------ GIVEN DATA ------

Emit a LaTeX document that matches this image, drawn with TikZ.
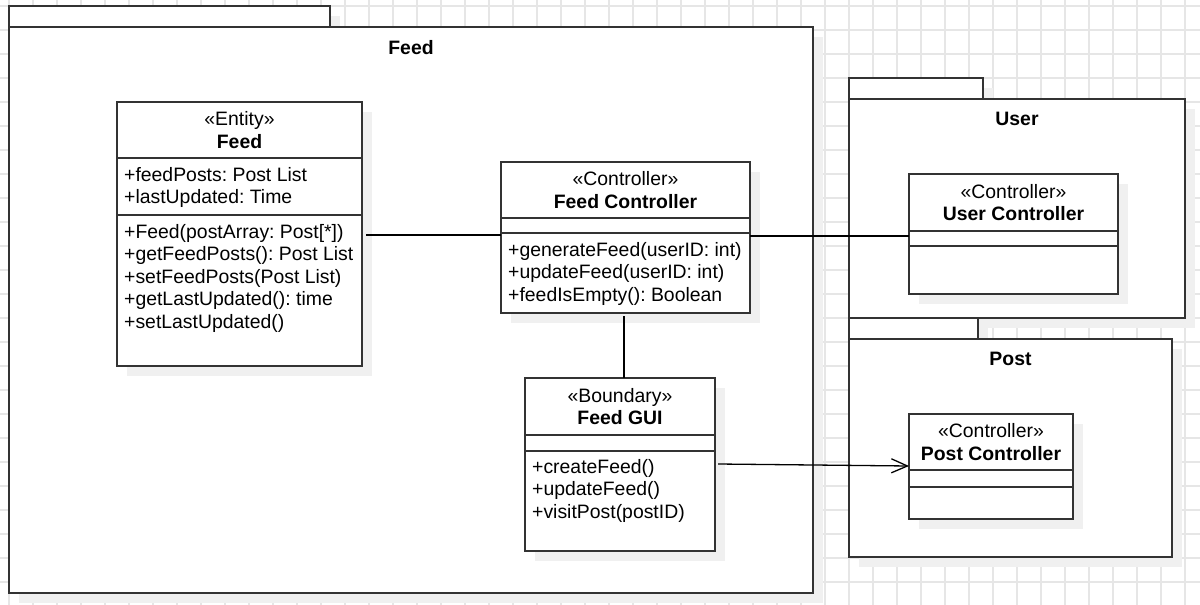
\documentclass[tikz,border=0pt]{standalone}
\usepackage{fontspec}
\setmainfont{Liberation Sans}
\usetikzlibrary{arrows.meta,shadows}
\definecolor{gridgray}{HTML}{E6E6E6}
\definecolor{boxline}{HTML}{333333}
\definecolor{shade}{HTML}{F0F0F0}
\frenchspacing
\begin{document}
\begin{tikzpicture}[x=1pt,y=-1pt,
  font=\fontsize{19.4}{22.5}\selectfont,
  gridline/.style={draw=gridgray,line width=1.6pt},
  box/.style={draw=boxline,line width=2pt,fill=white,anchor=north west,inner sep=0pt,outer sep=0pt,
    drop shadow={shadow xshift=10pt,shadow yshift=-10pt,fill=shade,opacity=1}},
  pkgname/.style={anchor=north,inner sep=0pt,font=\fontsize{19.4}{22.5}\selectfont\bfseries},
  members/.style={anchor=north west,inner sep=0pt,align=left},
  assoc/.style={draw=black,line width=1.3pt}]
\useasboundingbox (0,0) rectangle (1200,605);
% grid
\foreach \gx in {9,33,...,1200} \draw[gridline] (\gx,0) -- (\gx,605);
\foreach \gy in {6,30,...,605} \draw[gridline] (0,\gy) -- (1200,\gy);
% packages
\node[box,minimum width=321pt,minimum height=21pt] (feedtab) at (9,6) {};
\node[box,minimum width=804pt,minimum height=566pt] (feedpkg) at (9,27) {};
\node[pkgname] (feedname) at ([yshift=-13pt]feedpkg.north) {Feed};
\node[box,minimum width=134pt,minimum height=21pt] (usertab) at (849,78) {};
\node[box,minimum width=336pt,minimum height=219pt] (userpkg) at (849,99) {};
\node[pkgname] (username) at ([yshift=-13pt]userpkg.north) {User};
\node[box,minimum width=129pt,minimum height=21pt] (posttab) at (849,318) {};
\node[box,minimum width=323pt,minimum height=218pt] (postpkg) at (849,339) {};
\node[pkgname] (postname) at ([yshift=-13pt]postpkg.north) {Post};
% Feed entity
\node[box,align=center,minimum width=245pt,minimum height=56pt] (feedhead) at (117,102) {«Entity»\\\textbf{Feed}};
\node[box,minimum width=245pt,minimum height=57pt] (feedattr) at (feedhead.south west) {};
\node[box,minimum width=245pt,minimum height=151pt] (feedops) at (feedattr.south west) {};
\node[members] (feedattrtxt) at ([xshift=7pt,yshift=-9pt]feedattr.north west) {+feedPosts: Post List\\+lastUpdated: Time};
\node[members] (feedopstxt) at ([xshift=7pt,yshift=-9pt]feedops.north west) {+Feed(postArray: Post[*])\\+getFeedPosts(): Post List\\+setFeedPosts(Post List)\\+getLastUpdated(): time\\+setLastUpdated()};
% Feed Controller
\node[box,align=center,minimum width=249pt,minimum height=56pt] (fchead) at (501,162) {«Controller»\\\textbf{Feed Controller}};
\node[box,minimum width=249pt,minimum height=15pt] (fcattr) at (fchead.south west) {};
\node[box,minimum width=249pt,minimum height=80pt] (fcops) at (fcattr.south west) {};
\node[members] (fcopstxt) at ([xshift=7pt,yshift=-9pt]fcops.north west) {+generateFeed(userID: int)\\+updateFeed(userID: int)\\+feedIsEmpty(): Boolean};
% Feed GUI
\node[box,align=center,minimum width=190pt,minimum height=57pt] (guihead) at (525,378) {«Boundary»\\\textbf{Feed GUI}};
\node[box,minimum width=190pt,minimum height=16pt] (guiattr) at (guihead.south west) {};
\node[box,minimum width=190pt,minimum height=100pt] (guiops) at (guiattr.south west) {};
\node[members] (guiopstxt) at ([xshift=7pt,yshift=-8pt]guiops.north west) {+createFeed()\\+updateFeed()\\+visitPost(postID)};
% User Controller
\node[box,align=center,minimum width=209pt,minimum height=57pt] (uchead) at (909,174) {«Controller»\\\textbf{User Controller}};
\node[box,minimum width=209pt,minimum height=15pt] (ucattr) at (uchead.south west) {};
\node[box,minimum width=209pt,minimum height=48pt] (ucops) at (ucattr.south west) {};
% Post Controller
\node[box,align=center,minimum width=164pt,minimum height=56pt] (pchead) at (909,414) {«Controller»\\\textbf{Post Controller}};
\node[box,minimum width=164pt,minimum height=17pt] (pcattr) at (pchead.south west) {};
\node[box,minimum width=164pt,minimum height=32pt] (pcops) at (pcattr.south west) {};
% connectors
\coordinate (fcleft) at ([yshift=-2pt]fcops.north west);
\coordinate (fcright) at ([yshift=-3pt]fcops.north east);
\coordinate (fcbottom) at ([xshift=-1.5pt]fcops.south);
\coordinate (guiright) at ([xshift=3pt,yshift=-13pt]guiops.north east);
\coordinate (pcleft) at ([yshift=4pt]pchead.south west);
\draw[assoc,shorten >=4pt] (fcleft) -- (fcleft -| feedops.east);
\draw[assoc] (fcright) -- (fcright -| ucattr.west);
\draw[assoc,shorten <=3pt] (fcbottom) -- (fcbottom |- guihead.north);
\draw[assoc,-{Straight Barb[length=16pt,width=14pt]}] (guiright) -- (pcleft);
\end{tikzpicture}
\end{document}
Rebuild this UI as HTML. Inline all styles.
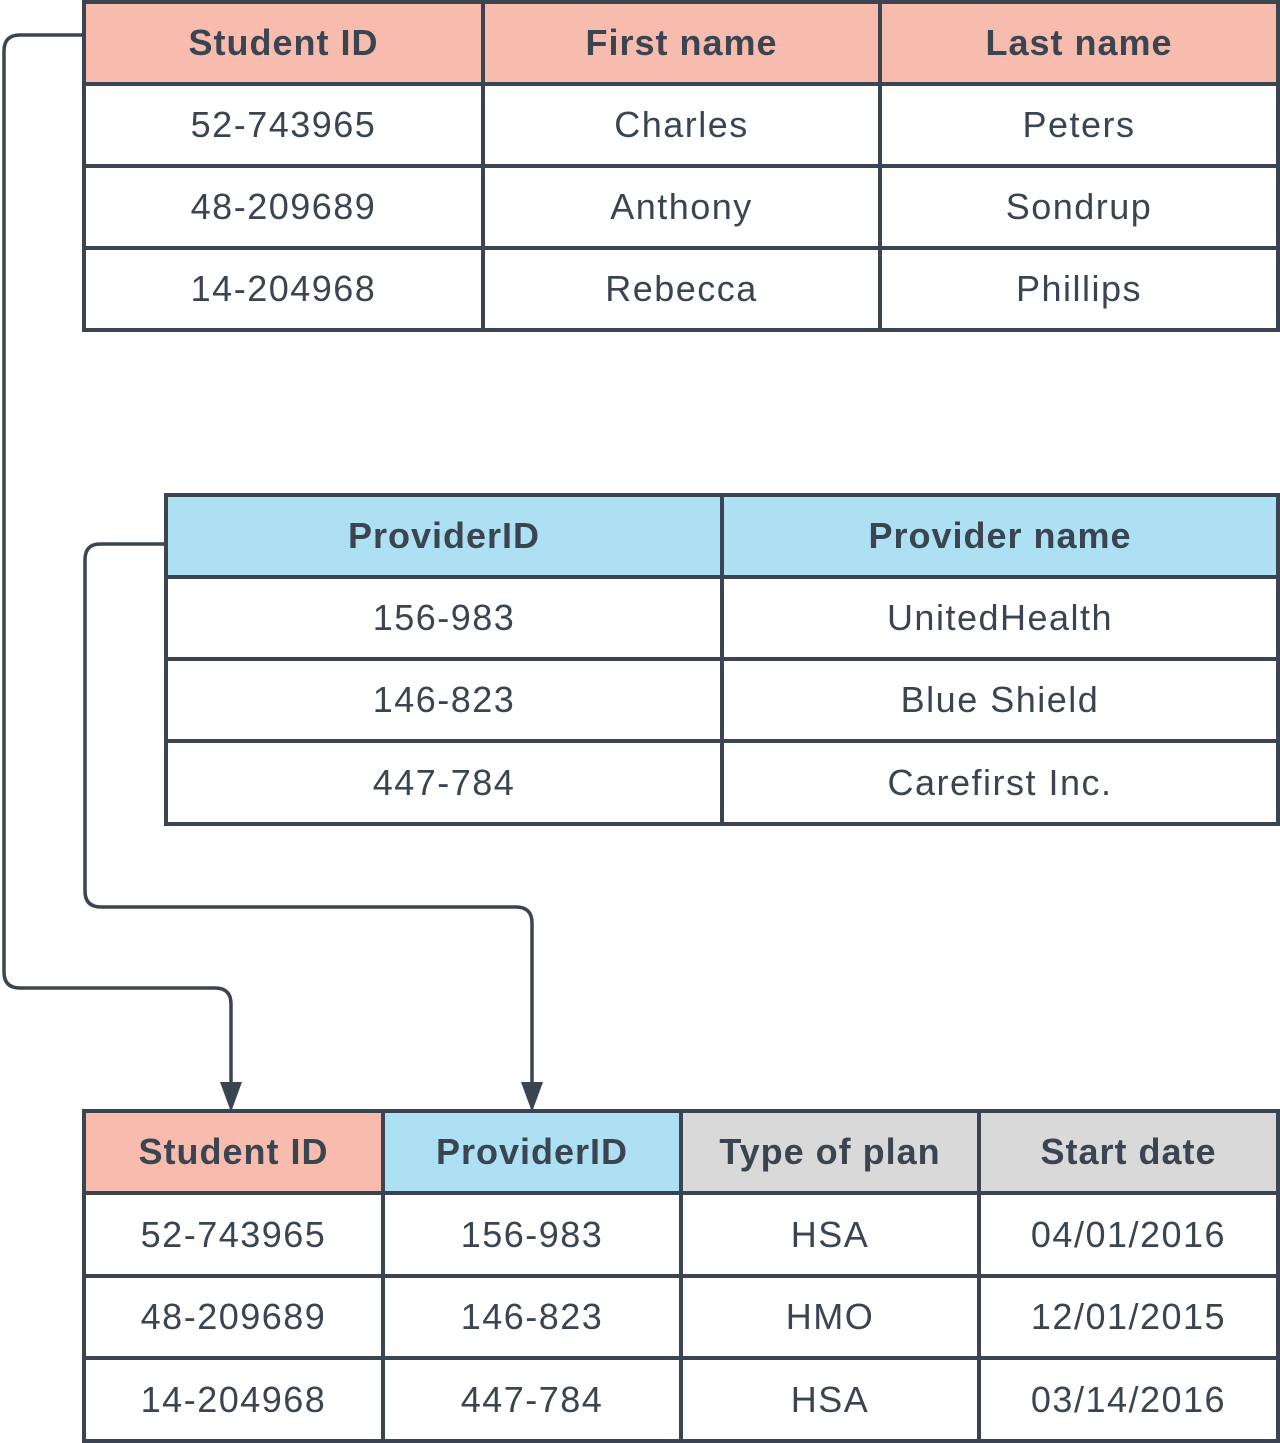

------

■ **GOAL OF THE EXERCISE**
Will you restate every entry word for word and omit the images?

■ **TASK RESPONSE**
Emit a LaTeX document that matches this image, drawn with TikZ.
\documentclass[tikz,border=0pt]{standalone}
\usepackage{fontspec}
\setmainfont{Liberation Sans}
\usetikzlibrary{arrows.meta,shadows}
\definecolor{gridgray}{HTML}{E6E6E6}
\definecolor{boxline}{HTML}{333333}
\definecolor{shade}{HTML}{F0F0F0}
\frenchspacing
\begin{document}
\begin{tikzpicture}[x=1pt,y=-1pt,
  font=\fontsize{19.4}{22.5}\selectfont,
  gridline/.style={draw=gridgray,line width=1.6pt},
  box/.style={draw=boxline,line width=2pt,fill=white,anchor=north west,inner sep=0pt,outer sep=0pt,
    drop shadow={shadow xshift=10pt,shadow yshift=-10pt,fill=shade,opacity=1}},
  pkgname/.style={anchor=north,inner sep=0pt,font=\fontsize{19.4}{22.5}\selectfont\bfseries},
  members/.style={anchor=north west,inner sep=0pt,align=left},
  assoc/.style={draw=black,line width=1.3pt}]
\useasboundingbox (0,0) rectangle (1200,605);
% grid
\foreach \gx in {9,33,...,1200} \draw[gridline] (\gx,0) -- (\gx,605);
\foreach \gy in {6,30,...,605} \draw[gridline] (0,\gy) -- (1200,\gy);
% packages
\node[box,minimum width=321pt,minimum height=21pt] (feedtab) at (9,6) {};
\node[box,minimum width=804pt,minimum height=566pt] (feedpkg) at (9,27) {};
\node[pkgname] (feedname) at ([yshift=-13pt]feedpkg.north) {Feed};
\node[box,minimum width=134pt,minimum height=21pt] (usertab) at (849,78) {};
\node[box,minimum width=336pt,minimum height=219pt] (userpkg) at (849,99) {};
\node[pkgname] (username) at ([yshift=-13pt]userpkg.north) {User};
\node[box,minimum width=129pt,minimum height=21pt] (posttab) at (849,318) {};
\node[box,minimum width=323pt,minimum height=218pt] (postpkg) at (849,339) {};
\node[pkgname] (postname) at ([yshift=-13pt]postpkg.north) {Post};
% Feed entity
\node[box,align=center,minimum width=245pt,minimum height=56pt] (feedhead) at (117,102) {«Entity»\\\textbf{Feed}};
\node[box,minimum width=245pt,minimum height=57pt] (feedattr) at (feedhead.south west) {};
\node[box,minimum width=245pt,minimum height=151pt] (feedops) at (feedattr.south west) {};
\node[members] (feedattrtxt) at ([xshift=7pt,yshift=-9pt]feedattr.north west) {+feedPosts: Post List\\+lastUpdated: Time};
\node[members] (feedopstxt) at ([xshift=7pt,yshift=-9pt]feedops.north west) {+Feed(postArray: Post[*])\\+getFeedPosts(): Post List\\+setFeedPosts(Post List)\\+getLastUpdated(): time\\+setLastUpdated()};
% Feed Controller
\node[box,align=center,minimum width=249pt,minimum height=56pt] (fchead) at (501,162) {«Controller»\\\textbf{Feed Controller}};
\node[box,minimum width=249pt,minimum height=15pt] (fcattr) at (fchead.south west) {};
\node[box,minimum width=249pt,minimum height=80pt] (fcops) at (fcattr.south west) {};
\node[members] (fcopstxt) at ([xshift=7pt,yshift=-9pt]fcops.north west) {+generateFeed(userID: int)\\+updateFeed(userID: int)\\+feedIsEmpty(): Boolean};
% Feed GUI
\node[box,align=center,minimum width=190pt,minimum height=57pt] (guihead) at (525,378) {«Boundary»\\\textbf{Feed GUI}};
\node[box,minimum width=190pt,minimum height=16pt] (guiattr) at (guihead.south west) {};
\node[box,minimum width=190pt,minimum height=100pt] (guiops) at (guiattr.south west) {};
\node[members] (guiopstxt) at ([xshift=7pt,yshift=-8pt]guiops.north west) {+createFeed()\\+updateFeed()\\+visitPost(postID)};
% User Controller
\node[box,align=center,minimum width=209pt,minimum height=57pt] (uchead) at (909,174) {«Controller»\\\textbf{User Controller}};
\node[box,minimum width=209pt,minimum height=15pt] (ucattr) at (uchead.south west) {};
\node[box,minimum width=209pt,minimum height=48pt] (ucops) at (ucattr.south west) {};
% Post Controller
\node[box,align=center,minimum width=164pt,minimum height=56pt] (pchead) at (909,414) {«Controller»\\\textbf{Post Controller}};
\node[box,minimum width=164pt,minimum height=17pt] (pcattr) at (pchead.south west) {};
\node[box,minimum width=164pt,minimum height=32pt] (pcops) at (pcattr.south west) {};
% connectors
\coordinate (fcleft) at ([yshift=-2pt]fcops.north west);
\coordinate (fcright) at ([yshift=-3pt]fcops.north east);
\coordinate (fcbottom) at ([xshift=-1.5pt]fcops.south);
\coordinate (guiright) at ([xshift=3pt,yshift=-13pt]guiops.north east);
\coordinate (pcleft) at ([yshift=4pt]pchead.south west);
\draw[assoc,shorten >=4pt] (fcleft) -- (fcleft -| feedops.east);
\draw[assoc] (fcright) -- (fcright -| ucattr.west);
\draw[assoc,shorten <=3pt] (fcbottom) -- (fcbottom |- guihead.north);
\draw[assoc,-{Straight Barb[length=16pt,width=14pt]}] (guiright) -- (pcleft);
\end{tikzpicture}
\end{document}
Rebuild this UI as HTML. Inline all styles.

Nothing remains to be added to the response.